La crítica lo ha denominado, a menudo, «escritor de la imagen» y a su estilo lo han clasificado como «impresionismo paisajista». Lo cierto es que la lectura de sus descripciones nos puede evocar fácilmente a un cuadro de Sorolla, pintor al que reconoce en sus escritos profusa admiración: «Pintor sereno y dueño de sí en época de hacendosas veleidades. Pintor dueño de sí, de su mente y de su mano, al tiempo que otros caían en complacencias infantiles. Todo, en fin, lo tocado por el pincel de Sorolla, cobra inefable carácter etéreo». No solo la pintura, también el séptimo arte influyó es su tratamiento del paisaje. Azorín se confesó en numerosas ocasiones gran aficionado del cine, lo que comprobamos en su prosa. En una de sus más célebres obras, La voluntad, destaca especialmente este efecto con el que consigue que una línea tras otra se sigan como con una cámara de cinematográfica: «El cielo se extiende en tersa bóveda de joyante seda azul. Radiante, limpio, preciso aparece el pueblo en la falda del monte». Queda patente en este brevísimo fragmento, por otro lado, la maestría de Azorín en el uso de adjetivos. Su lenguaje es conciso pero muy preciso, logrando imprimir en la mente del lector una imagen clara con gran poeticidad.

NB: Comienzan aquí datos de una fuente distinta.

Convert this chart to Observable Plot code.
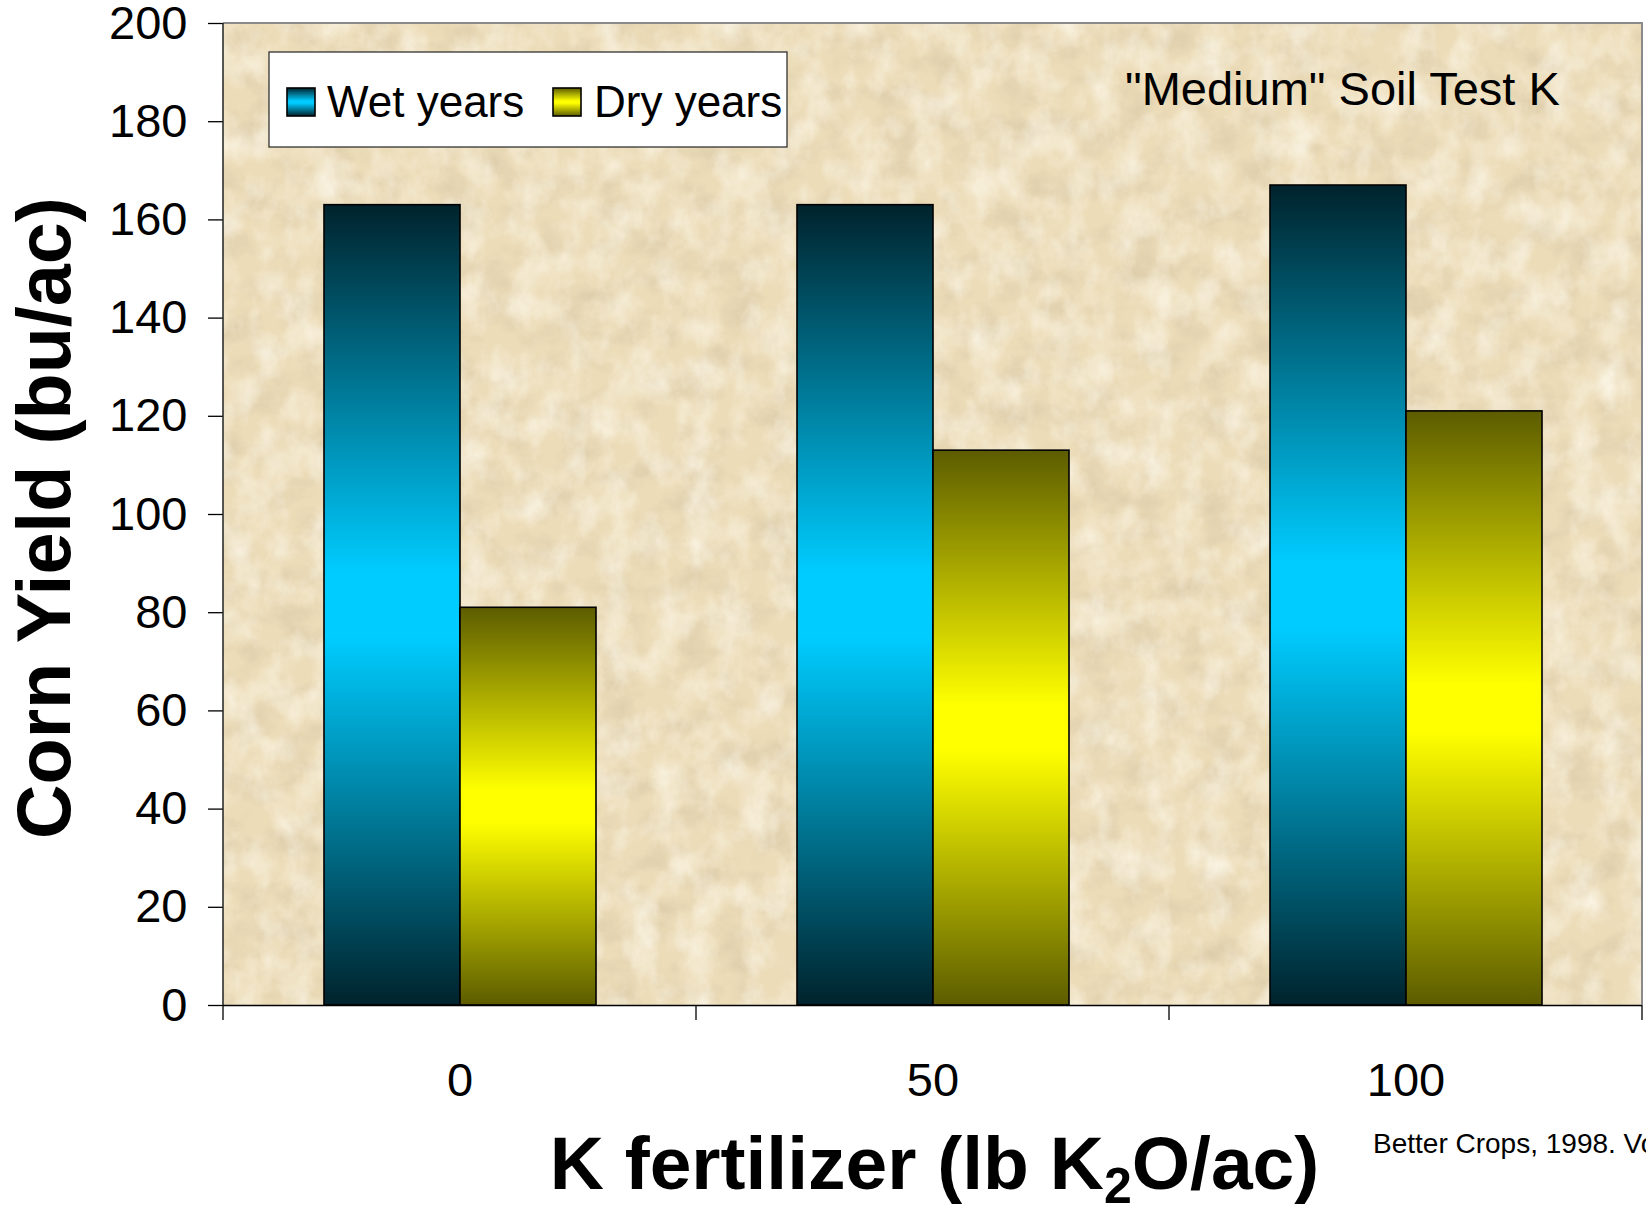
<!DOCTYPE html>
<html><head><meta charset="utf-8">
<script src="https://cdn.jsdelivr.net/npm/d3@7"></script>
<script src="https://cdn.jsdelivr.net/npm/@observablehq/plot@0.6"></script>
<style>
html,body{margin:0;padding:0;background:#fff;overflow:hidden}
#chart svg{display:block}
</style>
</head><body><div id="chart"></div>
<script>
// ---- data ----
const fertilizer = ["0", "50", "100"];          // K fertilizer (lb K2O/ac)
const seriesNames = ["Wet years", "Dry years"];
const wetYield = [163, 163, 167];
const dryYield = [81, 113, 121];
const yTicks = [0, 20, 40, 60, 80, 100, 120, 140, 160, 180, 200];
const yDomain = [0, 200];
const noteText = "\"Medium\" Soil Test K";
const yLabel = "Corn Yield (bu/ac)";
const xLabelParts = ["K fertilizer (lb K", "2", "O/ac)"];
const caption = "Better Crops, 1998. Vol.";

const data = fertilizer.flatMap((k, i) => [
  {k, s: seriesNames[0], v: wetYield[i]},
  {k, s: seriesNames[1], v: dryYield[i]}
]);

const W = 1646, H = 1205;
const FONT = "'Liberation Sans', Arial, Helvetica, sans-serif";

const chart = Plot.plot({
  width: W, height: H,
  marginLeft: 222, marginRight: 4, marginTop: 23, marginBottom: 200,
  style: {fontFamily: FONT, color: "black", background: "white"},
  fx: {domain: fertilizer, padding: 0, axis: null, label: null},
  x: {domain: seriesNames, paddingInner: 0, paddingOuter: 0.733, axis: null},
  y: {domain: yDomain, axis: null},
  color: {domain: seriesNames, range: ["url(#gradWet)", "url(#gradDry)"]},
  marks: [
    Plot.barY(data, {fx: "k", x: "s", y: "v", fill: "s", stroke: "black", strokeWidth: 1.6, inset: 0}),
    Plot.ruleY([0], {stroke: "black", strokeWidth: 1.5}),
    Plot.axisY({ticks: yTicks, tickSize: 15, tickPadding: 21, fontSize: 47, label: null, stroke: "black", strokeWidth: 1.3}),
    Plot.axisFx({anchor: "bottom", tickSize: 0, tickPadding: 57, fontSize: 47, label: null})
  ]
});
document.getElementById("chart").appendChild(chart);

// ---- decorations using the chart's own scales ----
const svg = d3.select(chart);
const fxS = chart.scale("fx"), yS = chart.scale("y");
const x0 = fxS.apply(fertilizer[0]);
const x1 = fxS.apply(fertilizer[fertilizer.length - 1]) + fxS.bandwidth;
const yTop = yS.apply(yDomain[1]), yBot = yS.apply(yDomain[0]);

const defs = svg.insert("defs", ":first-child");
function grad(id, dark, bright) {
  const g = defs.append("linearGradient").attr("id", id)
    .attr("x1", 0).attr("y1", 0).attr("x2", 0).attr("y2", 1);
  [[0, dark], [0.46, bright], [0.54, bright], [1, dark]].forEach(([o, c]) =>
    g.append("stop").attr("offset", o).attr("stop-color", c));
}
grad("gradWet", "#00232c", "#00ccff");
grad("gradDry", "#5c5c00", "#ffff00");

function noise(id, freq, seed, rgb, a, b) {
  const f = defs.append("filter").attr("id", id).attr("filterUnits", "objectBoundingBox")
    .attr("x", 0).attr("y", 0).attr("width", 1).attr("height", 1);
  f.append("feTurbulence").attr("type", "fractalNoise").attr("baseFrequency", freq)
    .attr("numOctaves", 5).attr("seed", seed);
  f.append("feColorMatrix").attr("type", "matrix")
    .attr("values", `0 0 0 0 ${rgb[0]}  0 0 0 0 ${rgb[1]}  0 0 0 0 ${rgb[2]}  ${a} 0 0 0 ${b}`);
}
noise("paperDark", "0.025 0.035", 4, [0.66, 0.55, 0.36], 1.3, -0.56);
noise("paperLight", "0.035 0.025", 11, [1.0, 0.97, 0.88], 1.3, -0.5);

const bgLayer = svg.insert("g", "g");
[["#ecdcb8", null], [null, "paperDark"], [null, "paperLight"]].forEach(([fill, filt]) => {
  const r = bgLayer.append("rect").attr("x", x0).attr("y", yTop)
    .attr("width", x1 - x0).attr("height", yBot - yTop).attr("fill", fill || "#000");
  if (filt) r.attr("filter", `url(#${filt})`);
});

const overLayer = svg.append("g");
overLayer.append("path").attr("d", `M${x0},${yTop}H${x1}V${yBot}`)
  .attr("fill", "none").attr("stroke", "#8a8a8a").attr("stroke-width", 2);
overLayer.append("line").attr("x1", x0).attr("x2", x0).attr("y1", yTop).attr("y2", yBot)
  .attr("stroke", "#222").attr("stroke-width", 1.5);
const edges = fertilizer.map(k => fxS.apply(k)).concat([x1]);
overLayer.selectAll("line.edge").data(edges).join("line").attr("class", "edge")
  .attr("x1", d => d).attr("x2", d => d).attr("y1", yBot).attr("y2", yBot + 15)
  .attr("stroke", "black").attr("stroke-width", 1.3);

// legend
const lg = svg.append("g").attr("font-family", FONT).attr("text-anchor", "start");
lg.append("rect").attr("x", 269).attr("y", 52).attr("width", 518).attr("height", 95)
  .attr("fill", "white").attr("stroke", "#333").attr("stroke-width", 1.3);
const legendX = [[287, 327], [553, 594]];
seriesNames.forEach((name, i) => {
  lg.append("rect").attr("x", legendX[i][0]).attr("y", 88).attr("width", 28).attr("height", 28)
    .attr("fill", i === 0 ? "url(#gradWet)" : "url(#gradDry)").attr("stroke", "black").attr("stroke-width", 1.6);
  lg.append("text").attr("x", legendX[i][1]).attr("y", 117).attr("font-size", 44)
    .attr("text-anchor", "start").attr("fill", "black").text(name);
});

// annotation
svg.append("text").attr("x", 1125).attr("y", 105).attr("font-size", 47).attr("text-anchor", "start")
  .attr("font-family", FONT).attr("fill", "black").text(noteText);

// axis titles
svg.append("text").attr("transform", `translate(70,${(yTop + yBot) / 2 + 4}) rotate(-90)`)
  .attr("text-anchor", "middle").attr("font-size", 75.5).attr("font-weight", "bold")
  .attr("font-family", FONT).attr("fill", "black").text(yLabel);
const xl = svg.append("text").attr("x", (x0 + x1) / 2 + 2).attr("y", 1189)
  .attr("text-anchor", "middle").attr("font-size", 75).attr("font-weight", "bold")
  .attr("font-family", FONT).attr("fill", "black");
xl.append("tspan").text(xLabelParts[0]);
xl.append("tspan").attr("font-size", 50).attr("dy", 14).text(xLabelParts[1]);
xl.append("tspan").attr("dy", -14).text(xLabelParts[2]);

// caption (runs off the right edge, as in the original)
svg.append("text").attr("x", 1373).attr("y", 1153).attr("font-size", 28).attr("text-anchor", "start")
  .attr("font-family", FONT).attr("fill", "black").text(caption);
</script>
</body></html>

Por fin en 1896 el autor aterrizó en Madrid. Ciudad donde confluyen los grandes nombres de la Generación del 98, cuya denominación consagró Azorín en varios artículos. Empezó colaborando en el periódico El País, para el cual estuvo escribiendo un artículo cada noche durante un año entero sin cobrar. Fue despedido de este medio por una crónica que levantó alta controversia en la que se posicionaba a favor del amor libre y en contra del matrimonio, cuestionando la familia tradicional cristiana.

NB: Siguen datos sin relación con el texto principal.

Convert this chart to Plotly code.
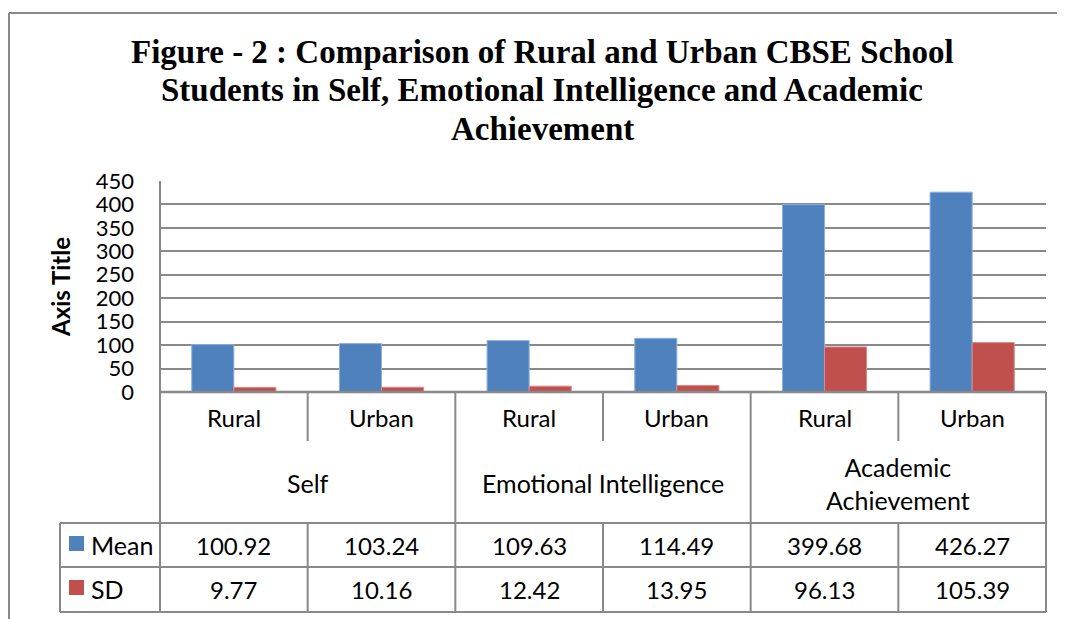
import plotly.graph_objects as go

groups = ["Self", "Emotional Intelligence", "Academic<br>Achievement"]
locations = ["Rural", "Urban"]
categories = ["Self Rural", "Self Urban", "EI Rural", "EI Urban", "AA Rural", "AA Urban"]
mean_values = [100.92, 103.24, 109.63, 114.49, 399.68, 426.27]
sd_values = [9.77, 10.16, 12.42, 13.95, 96.13, 105.39]
mean_labels = ["100.92", "103.24", "109.63", "114.49", "399.68", "426.27"]
sd_labels = ["9.77", "10.16", "12.42", "13.95", "96.13", "105.39"]
y_ticks = [0, 50, 100, 150, 200, 250, 300, 350, 400, 450]
title_lines = ["Figure - 2 : Comparison of Rural and Urban CBSE School",
               "Students in Self, Emotional Intelligence and Academic",
               "Achievement"]

W, H = 1065, 619
OFF = 8  # page body margin
def px(x): return (x - OFF) / W
def py(y): return 1 - (y - OFF) / H

BLUE = "#4F81BD"
RED = "#C0504D"
GRID = "#898989"
FONT = "Lato"

L, R, TOP, ZERO = 160, 1046, 181, 392
ROW1, ROW2, ROW3, ROW4 = 441, 523, 567, 612
colw = (R - L) / 6

fig = go.Figure()
fig.add_trace(go.Bar(x=categories, y=mean_values, name="Mean", marker=dict(color=BLUE, line=dict(color="#8EB0DA", width=1))))
fig.add_trace(go.Bar(x=categories, y=sd_values, name="SD", marker=dict(color=RED, line=dict(color="#D88A88", width=1))))

shapes = []
def line(x0, y0, x1, y1, w=2):
    shapes.append(dict(type="line", xref="paper", yref="paper", x0=px(x0), y0=py(y0), x1=px(x1), y1=py(y1),
                       line=dict(color=GRID, width=w), layer="above"))

# outer chart border
line(9, 13, W + 20, 13, 2)
line(9, 13, 9, H + 20, 2)
# axis / table lines
line(L, TOP, L, ROW4)
line(L, ZERO, R, ZERO, 2.5)
for y in (ROW2, ROW3, ROW4):
    line(60, y, R, y)
line(60, ROW2, 60, ROW4)
for g in range(1, 4):
    line(L + 2 * g * colw, ZERO, L + 2 * g * colw, ROW4)
for g in range(3):
    xm = L + (2 * g + 1) * colw
    line(xm, ZERO, xm, ROW1)
    line(xm, ROW2, xm, ROW4)

ann = []
tf = dict(family=FONT, size=24, color="black")
def text(x, y, s, font=tf, **kw):
    d = dict(x=px(x), y=py(y), xref="paper", yref="paper", text=s, showarrow=False, font=font,
             xanchor="center", yanchor="middle")
    d.update(kw)
    ann.append(d)

for i in range(6):
    cx = L + (i + 0.5) * colw
    text(cx, 417, locations[i % 2])
    text(cx, 545, mean_labels[i])
    text(cx, 589, sd_labels[i])
for g in range(3):
    cx = L + (2 * g + 1) * colw
    text(cx, 483, groups[g], font=dict(family=FONT, size=25, color="black"))
# legend keys
for name, col, yc in (("Mean", BLUE, 544), ("SD", RED, 588)):
    shapes.append(dict(type="rect", xref="paper", yref="paper", x0=px(69), x1=px(84), y0=py(yc - 8), y1=py(yc + 7),
                       fillcolor=col, line=dict(width=0)))
    text(89, yc + 1, name, xanchor="left", font=dict(family=FONT, size=25, color="black"))
# axis title
text(60, 287, "<b>Axis Title</b>", font=dict(family=FONT, size=24, color="black"), textangle=-90)
# title
for k, (s, yc) in enumerate(zip(title_lines, (52, 90, 129))):
    text(542, yc, "<b>" + s + "</b>", font=dict(family="Liberation Serif", size=33, color="black"))

fig.update_layout(
    width=W, height=H, autosize=False,
    margin=dict(l=0, r=0, t=0, b=0, pad=0, autoexpand=False),
    paper_bgcolor="white", plot_bgcolor="white",
    barmode="group", bargap=0.43, bargroupgap=0,
    showlegend=False,
    shapes=shapes, annotations=ann,
    xaxis=dict(domain=[px(L), px(R)], showticklabels=False, showgrid=False, zeroline=False, showline=False, ticks=""),
    yaxis=dict(domain=[py(ZERO), py(TOP)], range=[0, 450], tickvals=y_ticks, showgrid=True, gridcolor=GRID, gridwidth=2,
               zeroline=False, showline=False, ticks="", automargin=False,
               tickfont=dict(family=FONT, size=22, color="black"), ticklabelstandoff=25),
)
fig.write_html("out.html")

Poco después, emprende su famosa expedición por la Mancha, recorriendo varios pueblos que aparecen en El Quijote. Fruto de este viaje nace una de sus obras más famosas: La ruta de Don Quijote (1905) donde también queda reflejado su amor por los clásicos literarios. En este reportaje, a través de los pueblos olvidados castellanos, Azorín encuentra lo que a su parecer debe ser la identidad de España, tan ansiosamente buscada por la Generación del 98. Con este mismo espíritu de conocer de primera mano la España pequeña de los pueblos realizó otra ruta por Andalucía. Allí se topó con la miseria y la pobreza de la vida en el campo y de los jornaleros, que trató de denunciar en varios de sus artículos.
Tras la Guerra Civil comenzó su desprestigio, pues optando por evitarse posibles conflictos se posicionó próximo al régimen franquista (a pesar de haberse declarado en otro momento republicano), siempre con el objetivo de poder seguir publicando y dedicarse a la escritura. Hoy, lo recordamos como hombre entregado a las letras. Un escritor innovador en su época, con una técnica única, completamente peculiar, que hizo del paisaje, más que un escenario, un elemento protagonista, dotando a cada ciudad, a cada pueblo y a cada pequeño rincón de una personalidad singular.